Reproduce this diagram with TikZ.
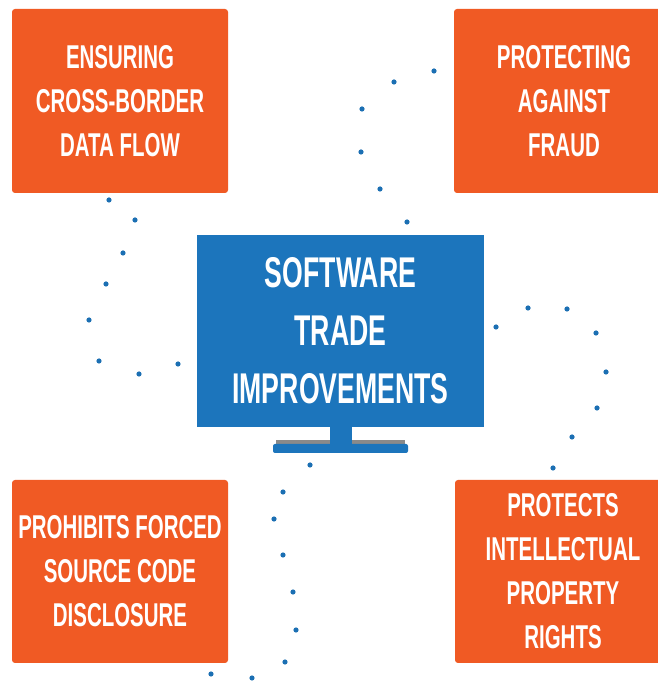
\documentclass[tikz,border=0pt]{standalone}
\usepackage{fontspec}
\newfontfamily\condfont[FakeStretch=0.62]{Liberation Sans}
\definecolor{boxorange}{HTML}{F05A24}
\definecolor{screenblue}{HTML}{1C75BC}
\definecolor{dotblue}{HTML}{1B6FB3}
\definecolor{standgray}{HTML}{8A8A8A}
\begin{document}
\begin{tikzpicture}[x=1pt,y=1pt,
  orangebox/.style={fill=boxorange, draw=none, rounded corners=3pt, text=white,
    align=center, inner sep=0pt, font=\condfont\bfseries\fontsize{33}{44}\selectfont},
  screenbox/.style={fill=screenblue, draw=none, text=white, align=center, inner sep=0pt,
    font=\condfont\bfseries\fontsize{43}{58}\selectfont},
  dotstyle/.style={fill=dotblue, draw=none}]
\clip (0,0) rectangle (658,683);
\fill[white] (0,0) rectangle (658,683);

% monitor stand
\fill[screenblue] (330,256) rectangle (352,236);
\fill[standgray] (276,243) rectangle (330,238);
\fill[standgray] (352,243) rectangle (405,238);
\fill[screenblue, rounded corners=2pt] (273,239) rectangle (408,230);

% screen
\node[screenbox, minimum width=287pt, minimum height=192pt] (screen) at (340.5,352)
  {SOFTWARE\\TRADE\\IMPROVEMENTS};

% boxes
\node[orangebox, minimum width=216pt, minimum height=184pt] (tl) at (120,582)
  {ENSURING\\CROSS-BORDER\\DATA FLOW};
\node[orangebox, minimum width=220pt, minimum height=184pt] (tr) at (564,582)
  {PROTECTING\\AGAINST\\FRAUD};
\node[orangebox, minimum width=216pt, minimum height=183pt] (bl) at (120,111.5)
  {PROHIBITS FORCED\\SOURCE CODE\\DISCLOSURE};
\node[orangebox, minimum width=216pt, minimum height=183pt] (br) at (563,111.5)
  {PROTECTS\\INTELLECTUAL\\PROPERTY\\RIGHTS};

% dots (pixel coordinates, y measured from top)
\foreach \px/\py in {109/200, 135/220, 123/253, 106/284, 89/320, 99/361, 139/374, 178/364,
  434/71, 394/82, 362/109, 361/152, 380/189, 407/222,
  496/327, 528/308, 567/309, 596/333, 606/372, 597/408, 572/437, 553/468,
  310/465, 283/492, 274/519, 283/555, 293/592, 296/630, 285/662, 252/678, 211/674}
  \fill[dotstyle] (\px,683-\py) circle (2.6);
\end{tikzpicture}
\end{document}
* * * *
• **Aim**: Print the full listing exactly, dropping the pictures.

• **Task result**:
Reproduce this diagram with TikZ.
\documentclass[tikz,border=0pt]{standalone}
\usepackage{fontspec}
\newfontfamily\condfont[FakeStretch=0.62]{Liberation Sans}
\definecolor{boxorange}{HTML}{F05A24}
\definecolor{screenblue}{HTML}{1C75BC}
\definecolor{dotblue}{HTML}{1B6FB3}
\definecolor{standgray}{HTML}{8A8A8A}
\begin{document}
\begin{tikzpicture}[x=1pt,y=1pt,
  orangebox/.style={fill=boxorange, draw=none, rounded corners=3pt, text=white,
    align=center, inner sep=0pt, font=\condfont\bfseries\fontsize{33}{44}\selectfont},
  screenbox/.style={fill=screenblue, draw=none, text=white, align=center, inner sep=0pt,
    font=\condfont\bfseries\fontsize{43}{58}\selectfont},
  dotstyle/.style={fill=dotblue, draw=none}]
\clip (0,0) rectangle (658,683);
\fill[white] (0,0) rectangle (658,683);

% monitor stand
\fill[screenblue] (330,256) rectangle (352,236);
\fill[standgray] (276,243) rectangle (330,238);
\fill[standgray] (352,243) rectangle (405,238);
\fill[screenblue, rounded corners=2pt] (273,239) rectangle (408,230);

% screen
\node[screenbox, minimum width=287pt, minimum height=192pt] (screen) at (340.5,352)
  {SOFTWARE\\TRADE\\IMPROVEMENTS};

% boxes
\node[orangebox, minimum width=216pt, minimum height=184pt] (tl) at (120,582)
  {ENSURING\\CROSS-BORDER\\DATA FLOW};
\node[orangebox, minimum width=220pt, minimum height=184pt] (tr) at (564,582)
  {PROTECTING\\AGAINST\\FRAUD};
\node[orangebox, minimum width=216pt, minimum height=183pt] (bl) at (120,111.5)
  {PROHIBITS FORCED\\SOURCE CODE\\DISCLOSURE};
\node[orangebox, minimum width=216pt, minimum height=183pt] (br) at (563,111.5)
  {PROTECTS\\INTELLECTUAL\\PROPERTY\\RIGHTS};

% dots (pixel coordinates, y measured from top)
\foreach \px/\py in {109/200, 135/220, 123/253, 106/284, 89/320, 99/361, 139/374, 178/364,
  434/71, 394/82, 362/109, 361/152, 380/189, 407/222,
  496/327, 528/308, 567/309, 596/333, 606/372, 597/408, 572/437, 553/468,
  310/465, 283/492, 274/519, 283/555, 293/592, 296/630, 285/662, 252/678, 211/674}
  \fill[dotstyle] (\px,683-\py) circle (2.6);
\end{tikzpicture}
\end{document}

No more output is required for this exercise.